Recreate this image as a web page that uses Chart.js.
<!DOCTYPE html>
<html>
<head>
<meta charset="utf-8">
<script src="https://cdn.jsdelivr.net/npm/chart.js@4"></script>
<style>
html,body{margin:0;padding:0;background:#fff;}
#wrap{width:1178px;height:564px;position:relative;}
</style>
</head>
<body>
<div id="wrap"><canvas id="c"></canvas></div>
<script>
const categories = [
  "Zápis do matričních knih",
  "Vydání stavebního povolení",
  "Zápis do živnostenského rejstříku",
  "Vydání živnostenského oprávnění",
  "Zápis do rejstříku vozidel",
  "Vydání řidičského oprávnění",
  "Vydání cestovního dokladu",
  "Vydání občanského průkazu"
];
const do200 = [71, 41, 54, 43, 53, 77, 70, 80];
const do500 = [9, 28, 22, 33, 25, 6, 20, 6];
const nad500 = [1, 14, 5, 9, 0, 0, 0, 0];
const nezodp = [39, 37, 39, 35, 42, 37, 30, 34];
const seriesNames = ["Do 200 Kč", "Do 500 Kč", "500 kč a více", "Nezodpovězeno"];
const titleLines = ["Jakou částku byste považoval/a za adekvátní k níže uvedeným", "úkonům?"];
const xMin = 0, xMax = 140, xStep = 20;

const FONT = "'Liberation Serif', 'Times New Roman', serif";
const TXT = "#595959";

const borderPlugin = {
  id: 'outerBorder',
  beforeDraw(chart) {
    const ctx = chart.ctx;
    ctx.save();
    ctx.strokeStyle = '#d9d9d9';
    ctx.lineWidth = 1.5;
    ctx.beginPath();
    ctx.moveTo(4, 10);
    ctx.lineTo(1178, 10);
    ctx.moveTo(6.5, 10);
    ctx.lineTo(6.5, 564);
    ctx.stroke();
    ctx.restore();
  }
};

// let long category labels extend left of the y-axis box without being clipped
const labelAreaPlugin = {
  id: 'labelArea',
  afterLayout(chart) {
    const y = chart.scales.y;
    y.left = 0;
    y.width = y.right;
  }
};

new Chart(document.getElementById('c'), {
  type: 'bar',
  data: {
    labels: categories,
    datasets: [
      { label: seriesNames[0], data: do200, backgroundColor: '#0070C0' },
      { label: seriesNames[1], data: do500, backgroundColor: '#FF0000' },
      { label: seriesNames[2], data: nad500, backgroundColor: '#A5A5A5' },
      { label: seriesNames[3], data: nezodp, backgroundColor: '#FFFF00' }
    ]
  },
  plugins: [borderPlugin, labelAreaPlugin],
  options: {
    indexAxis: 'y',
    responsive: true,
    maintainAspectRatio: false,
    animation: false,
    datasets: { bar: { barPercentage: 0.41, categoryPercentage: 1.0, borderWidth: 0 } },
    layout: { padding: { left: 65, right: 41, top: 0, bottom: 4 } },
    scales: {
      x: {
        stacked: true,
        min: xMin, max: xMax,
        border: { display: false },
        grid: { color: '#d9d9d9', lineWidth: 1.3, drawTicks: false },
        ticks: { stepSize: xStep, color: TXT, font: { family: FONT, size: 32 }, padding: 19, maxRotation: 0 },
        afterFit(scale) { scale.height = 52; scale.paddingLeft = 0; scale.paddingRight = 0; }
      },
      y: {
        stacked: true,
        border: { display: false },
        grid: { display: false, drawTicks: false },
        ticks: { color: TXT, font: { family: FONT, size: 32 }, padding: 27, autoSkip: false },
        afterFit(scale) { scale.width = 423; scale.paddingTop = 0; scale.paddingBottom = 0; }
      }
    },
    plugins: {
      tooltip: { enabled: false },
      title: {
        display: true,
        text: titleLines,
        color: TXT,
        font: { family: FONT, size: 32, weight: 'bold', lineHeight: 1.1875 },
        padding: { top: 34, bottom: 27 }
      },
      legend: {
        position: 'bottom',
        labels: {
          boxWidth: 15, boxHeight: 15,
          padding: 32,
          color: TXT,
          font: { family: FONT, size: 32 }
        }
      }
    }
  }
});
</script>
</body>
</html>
---
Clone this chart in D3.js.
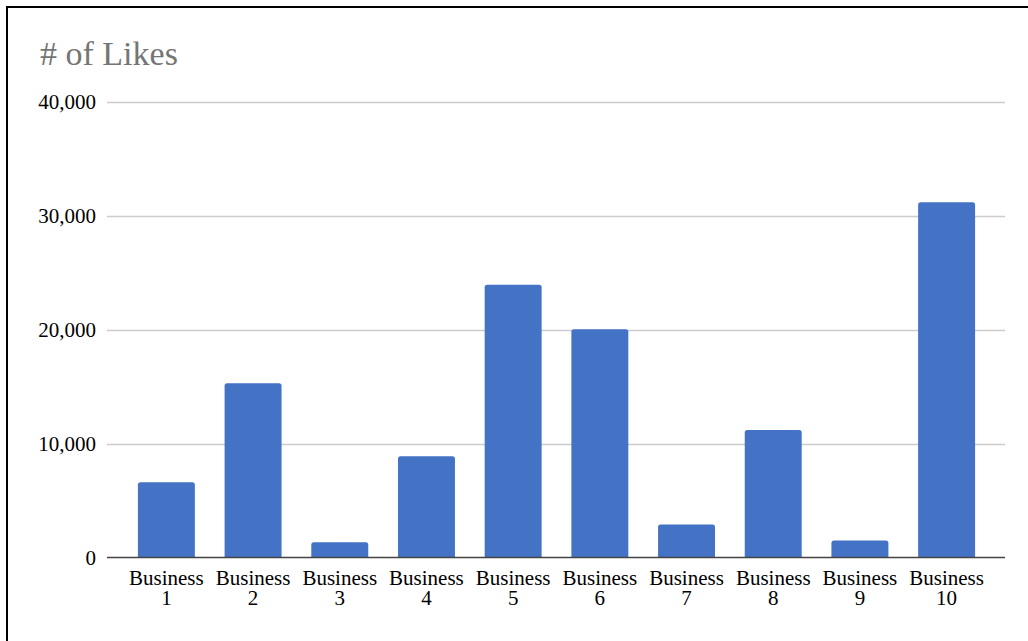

Set task:
Your answer should be a single number: how many lines in the data above include "this"?

The response:
2